Economically, this formula offers radical solutions by reducing the fuel bill on the one hand, and stabilizing the cost of energy over a longer period on the other. The generator is linked to the price of diesel and its fluctuations, while a collective solar system is more linked to the cost of installation and maintenance distributed over a larger number of apartments. At the neighborhood level, collective energy becomes like a “social network for electricity.” When pass-through becomes possible, a building with surplus production at one point can feed consumption at another point, so new possibilities for cooperation between neighbors emerge instead of each building remaining an independent island. This shift in particular gives the transformation a vital dimension, because it connects energy to social behavior, mutual trust, and the ability of the local community to organize itself. In this context, Jihad Bitar, one of those in charge of the collective energy project in a residential building in the Mount Lebanon area, told “Lebanon24” that the idea began “as a simple question between neighbors: why should each of us pay alone for an individual solution if we can produce, store, and share?”. Bitar explains that the residents formed a small committee to collect the numbers and determine the share for each apartment according to consumption, then they agreed on a maintenance and monthly accounting mechanism “so that the partnership does not turn into a permanent dispute.” He adds that the biggest difference appeared after installing storage, as “electricity is no longer linked to the hours of the sun only, it has become possible for us to distribute it over night and day more fairly, and over time our reliance on the generator and its noise and smell has decreased, and most importantly, the decision is no longer in the hands of one supplier but in the hands of the building’s residents.”

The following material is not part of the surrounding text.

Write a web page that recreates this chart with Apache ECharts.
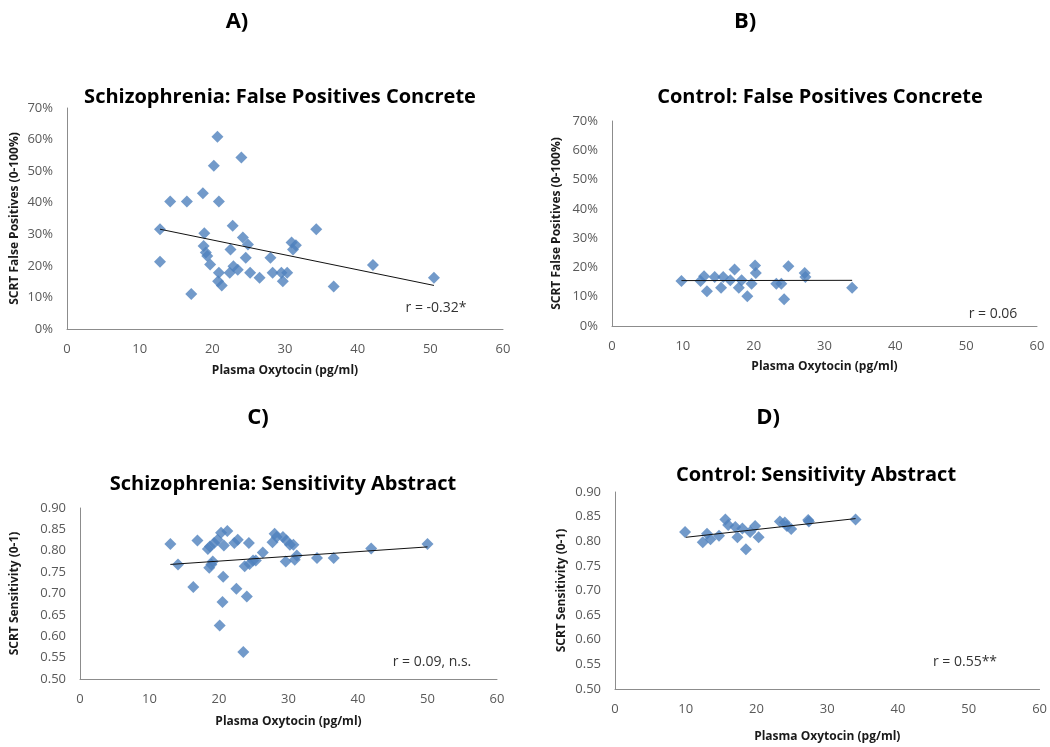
<!DOCTYPE html>
<html>
<head>
<meta charset="utf-8">
<script src="https://cdn.jsdelivr.net/npm/echarts@6/dist/echarts.min.js"></script>
<style>
html,body{margin:0;padding:0;background:#fff;}
#chart{width:1050px;height:747px;}
</style>
</head>
<body>
<div id="chart"></div>
<script>
// ---- Data ----
// Panel A: Schizophrenia, False Positives Concrete (x = plasma oxytocin pg/ml, y = %)
const schizFPx = [12.8,12.8,14.2,16.5,17.1,18.7,18.9,18.8,19.1,19.3,19.7,20.2,20.7,20.9,20.9,20.8,21.3,22.5,22.8,22.4,22.9,23.5,24.0,24.2,24.9,24.6,25.2,26.5,28.0,28.3,29.5,29.7,30.3,30.9,31.1,31.5,34.3,36.7,42.1,50.5];
const schizFPy = [31.6,21.3,40.4,40.4,11.1,43.0,30.3,26.3,24.2,23.1,20.4,51.7,60.9,40.4,17.8,15.1,13.8,25.2,32.7,17.8,19.9,18.8,54.3,29.0,26.8,22.6,17.8,16.2,22.6,17.8,17.8,15.1,17.8,27.4,25.2,26.5,31.6,13.5,20.3,16.2];
const schizFPtrend = [[12.8,31.6],[50.5,13.8]];

// Panel B: Control, False Positives Concrete
const ctrlFPx = [9.8,12.5,13.0,13.4,14.5,15.4,15.7,16.7,17.3,17.9,18.3,19.1,19.7,20.2,20.3,23.2,23.9,24.3,24.9,27.2,27.3,33.9];
const ctrlFPy = [15.4,15.4,17.0,11.9,16.7,13.1,16.7,15.6,19.3,13.1,15.6,10.2,14.4,20.7,18.1,14.4,14.4,9.1,20.4,18.1,16.7,13.1];
const ctrlFPtrend = [[9.8,15.5],[33.9,15.6]];

// Panel C: Schizophrenia, Sensitivity Abstract
const schizSensx = [13.0,14.1,16.3,16.9,18.4,18.7,18.6,19.1,18.9,19.3,19.8,20.1,20.3,20.5,20.6,20.7,21.2,22.2,22.5,22.7,23.5,23.7,24.0,24.3,24.4,24.9,25.3,26.3,27.7,28.0,28.3,29.2,29.7,29.6,30.2,30.7,30.9,31.2,34.1,36.5,41.9,50.0];
const schizSensy = [0.816,0.768,0.715,0.824,0.804,0.810,0.760,0.775,0.768,0.818,0.826,0.625,0.842,0.680,0.739,0.812,0.846,0.818,0.711,0.826,0.563,0.764,0.693,0.818,0.769,0.777,0.777,0.796,0.820,0.840,0.832,0.832,0.824,0.775,0.814,0.814,0.779,0.789,0.783,0.783,0.805,0.816];
const schizSenstrend = [[13.0,0.768],[50.0,0.809]];

// Panel D: Control, Sensitivity Abstract
const ctrlSensx = [9.9,12.4,13.0,13.5,14.7,15.6,16.0,17.0,17.3,18.0,18.5,19.1,19.8,20.3,23.3,24.0,24.3,24.9,27.3,27.4,34.0];
const ctrlSensy = [0.819,0.798,0.815,0.804,0.811,0.844,0.833,0.829,0.808,0.826,0.784,0.819,0.831,0.808,0.840,0.838,0.831,0.825,0.843,0.840,0.844];
const ctrlSenstrend = [[10.0,0.808],[34.0,0.846]];

const xTicks = [0,10,20,30,40,50,60];
const pctTicks = [0,10,20,30,40,50,60,70];
const sensTicks = [0.50,0.55,0.60,0.65,0.70,0.75,0.80,0.85,0.90];

const panelTitles = ['Schizophrenia: False Positives Concrete','Control: False Positives Concrete','Schizophrenia: Sensitivity Abstract','Control: Sensitivity Abstract'];
const panelLetters = ['A)','B)','C)','D)'];
const rLabels = ['r = -0.32*','r = 0.06','r = 0.09, n.s.','r = 0.55**'];
const xName = 'Plasma Oxytocin (pg/ml)';
const yNames = ['SCRT False Positives (0-100%)','SCRT False Positives (0-100%)','SCRT Sensitivity (0-1)','SCRT Sensitivity (0-1)'];

// ---- Build ----
const FONT = '"Open Sans", Lato, sans-serif';
const zip = (xs, ys) => xs.map((x, i) => [x, ys[i]]);

const grids = [
  {left: 67, top: 108, width: 436, height: 221},
  {left: 612, top: 121, width: 425, height: 205},
  {left: 80, top: 508, width: 417, height: 171},
  {left: 615, top: 492, width: 430, height: 197}
];
const yNameGaps = [46, 49, 59, 47];
const xNameGaps = [36, 35, 37, 42];

const axisLine = {show: true, lineStyle: {color: '#8c8c8c', width: 1}};
const tickLabel = {color: '#595959', fontFamily: FONT, fontSize: 13};
const nameStyle = {fontFamily: FONT, fontWeight: 'bold', fontSize: 12, color: '#1a1a1a'};

const xAxes = grids.map((g, i) => ({
  type: 'value', gridIndex: i, min: xTicks[0], max: xTicks[xTicks.length-1], interval: 10,
  axisLine: axisLine, axisTick: {show: false}, splitLine: {show: false},
  axisLabel: Object.assign({margin: 14}, tickLabel),
  name: xName, nameLocation: 'middle', nameGap: xNameGaps[i],
  nameTextStyle: nameStyle
}));
const yAxes = grids.map((g, i) => {
  const pct = i < 2;
  const ticks = pct ? pctTicks : sensTicks;
  return {
    type: 'value', gridIndex: i, min: ticks[0], max: ticks[ticks.length-1], interval: pct ? 10 : 0.05,
    axisLine: axisLine, axisTick: {show: false}, splitLine: {show: false},
    axisLabel: Object.assign({margin: 14, formatter: pct ? (v => v + '%') : (v => v.toFixed(2))}, tickLabel),
    name: yNames[i], nameLocation: 'middle', nameGap: yNameGaps[i], nameRotate: 90,
    nameTextStyle: nameStyle
  };
});

const scatterData = [zip(schizFPx, schizFPy), zip(ctrlFPx, ctrlFPy), zip(schizSensx, schizSensy), zip(ctrlSensx, ctrlSensy)];
const trends = [schizFPtrend, ctrlFPtrend, schizSenstrend, ctrlSenstrend];

const series = [];
scatterData.forEach((d, i) => {
  series.push({
    type: 'scatter', xAxisIndex: i, yAxisIndex: i, data: d,
    symbol: 'diamond', symbolSize: 12,
    itemStyle: {color: '#4F81BD'}, z: 3
  });
  series.push({
    type: 'line', xAxisIndex: i, yAxisIndex: i, data: trends[i],
    symbol: 'none', lineStyle: {color: '#111', width: 1}, z: 4, silent: true
  });
});

const titlePos = [[280, 97], [820, 97], [283, 484], [816, 475]];
const letterPos = [[237, 22], [745, 22], [258, 418], [768, 418]];
const rPos = [[436, 308], [993, 314], [432, 662], [965, 662]];

const graphics = [];
panelTitles.forEach((t, i) => {
  graphics.push({type: 'text', x: titlePos[i][0], y: titlePos[i][1],
    style: {text: t, fontFamily: FONT, fontWeight: 'bold', fontSize: 20, fill: '#000', align: 'center', verticalAlign: 'middle'}});
  graphics.push({type: 'text', x: letterPos[i][0], y: letterPos[i][1],
    style: {text: panelLetters[i], fontFamily: FONT, fontWeight: 'bold', fontSize: 22, fill: '#000', align: 'center', verticalAlign: 'middle'}});
  graphics.push({type: 'text', x: rPos[i][0], y: rPos[i][1],
    style: {text: rLabels[i], fontFamily: FONT, fontSize: 14, fill: '#333', align: 'center', verticalAlign: 'middle'}});
});

const chart = echarts.init(document.getElementById('chart'), null, {renderer: 'canvas'});
chart.setOption({
  backgroundColor: '#fff',
  animation: false,
  grid: grids,
  xAxis: xAxes,
  yAxis: yAxes,
  series: series,
  graphic: graphics
});
</script>
</body>
</html>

With all that, the experience remains governed by the question of governance: who manages? Who monitors? And how are disputes resolved? Collective energy does not only succeed with panels and batteries, but with clear rules, through transparent measurement, an understandable accounting mechanism, and a management formula that prevents turning the “partnership” into a new monopoly within the building. The simpler and more just these rules are, the greater the chances that the experiences will expand from limited cases to a model that is repeated in multiple neighborhoods, instead of relying on government promises, the latest of which was what the government of President Nawaf Salam gifted the Lebanese during the holiday season, which is “the gift of darkness.”
The conclusion of the transformation is that Lebanon has begun to move from a subscription economy based on buying energy from a generator, to a sharing economy based on sharing production and managing it within the local community. The fundamental difference is that the generator sells you electricity, while collective energy redefines you as a contributor to its production and distribution, and opens an opportunity to reduce pollution and noise associated with generators whenever decentralized solar networks expand.